Copyright © 2019 Henrietta W. Hay
About Consent
December 6, 1995
They still don't get it. Admiral Richard Macke, who commands all U. S. forces in the Pacific, didn't get it. He apparently never heard of Tailhook and he obviously has not had the Navy course, or any other, insensitivity.
I was outraged by a recent event in Japan and by the comment made by the Admiral. Three U. S. servicemen are being tried under Japanese law for snatching a twelve-year-old girl off the streets in Okinawa on September 4 and raping her in the back seat of their rented car.
U. S. relations with Japan were strained even before that incident. And then the Admiral gave his famous explanation. "I think it was absolutely stupid. I've said several times, for the price they (the servicemen) paid to rent the car they could have had a girl." He thinks it was about sex. After all, boys will be boys.
He really didn't get it. The "oldest profession in the world" has offered sex for sale since the beginning of time. Legal or illegal, moral or immoral, it involves a business deal between two consenting people.
But rape is a crime of violence, of power, of dominance. It's rape if the woman says no. And it is something even more unspeakable if the female is 12 years old. When the American sailors raped a little girl it was not about sex but about power -- power over a female child who could not defend herself. It was a vicious crime.
The Admiral failed to know the difference, and by his comment trivialized a tragic incident. After several calls from the White House he admitted he "made a serious mistake," and somewhat later offered to retire early, with full pension no doubt. No date was set for the retirement. Yes, his career is over, not because of one stupid mistake but because of an attitude no longer tolerable. The fate of the sailors is not known yet.
I had hoped that the Tailhook episode just four years ago had sensitized Navy brass to the fact that human rights include women's rights. Three Admirals and a Navy civilian were cited for failing to pursue aggressively officers who sexually assaulted at least 26 women at the Tailhook aviator's convention. Two of the Admirals resigned under pressure.
It's not only the military. The sexual abuse of power over women in various fields is oh so slowly being exposed and punished in this country. Professional organizations are beginning to root out the abusers. Men are speaking out and women are gaining the courage to fight abuse.
Just this fall women from 181 nations met in Beijing for the U. N.'s 4th World Conference on Women. For the first time, women from all over the world were able to insert into a U. N. document a statement affirming woman's rights to make sexual decisions free of coercion and violence. It declared, worldwide, a woman's right to say no.

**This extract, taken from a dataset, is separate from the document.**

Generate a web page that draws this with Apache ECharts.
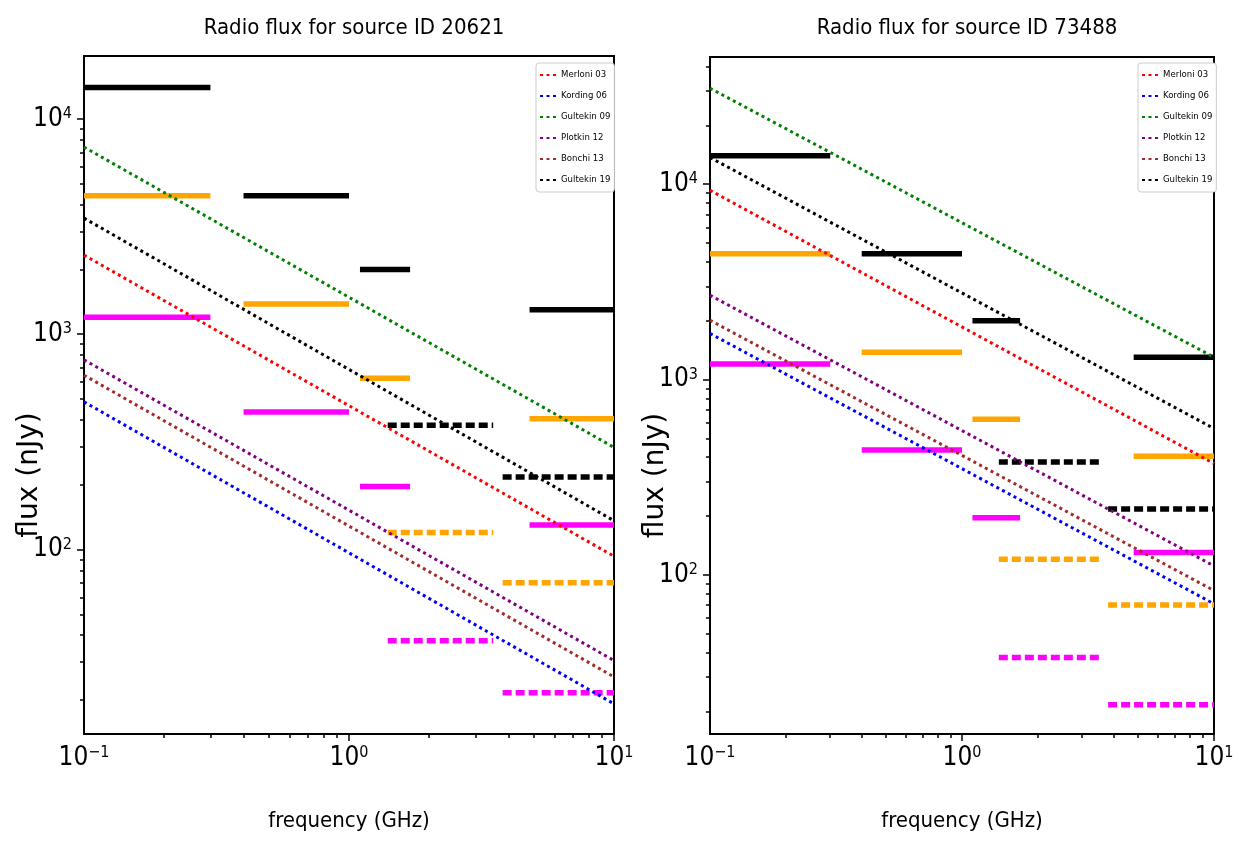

It also addressed the rights of children. Dottie Lamm, a lifelong defender of children's rights reported, "Out of Africa and into the Platform of Action ... comes a brand new chapter entitled, 'The Girl Child'. Delegates from around the world are uniting in their passion to end atrocities and discrimination practiced against the world's daughters and to eliminate the laws and cultural practices that render girls less valuable.
We have come a long way -- from the days when a woman was legally the property of her husband to the U. N. document -- but we still have a long way to go. Most men know that rape is not about sex, but about owning and dominating women. They are as angry as the women over the incident in Okinawa." But the Admiral didn't "get it." Too many men still "don't get it." When will they ever learn?
I think of the twelve year old girls that I have watched playing soccer on fall afternoons here in Grand Junction. They are the same age as the little girl in Okinawa. Somehow the violence has to be stopped.
I wonder what happened to that little girl in Okinawa.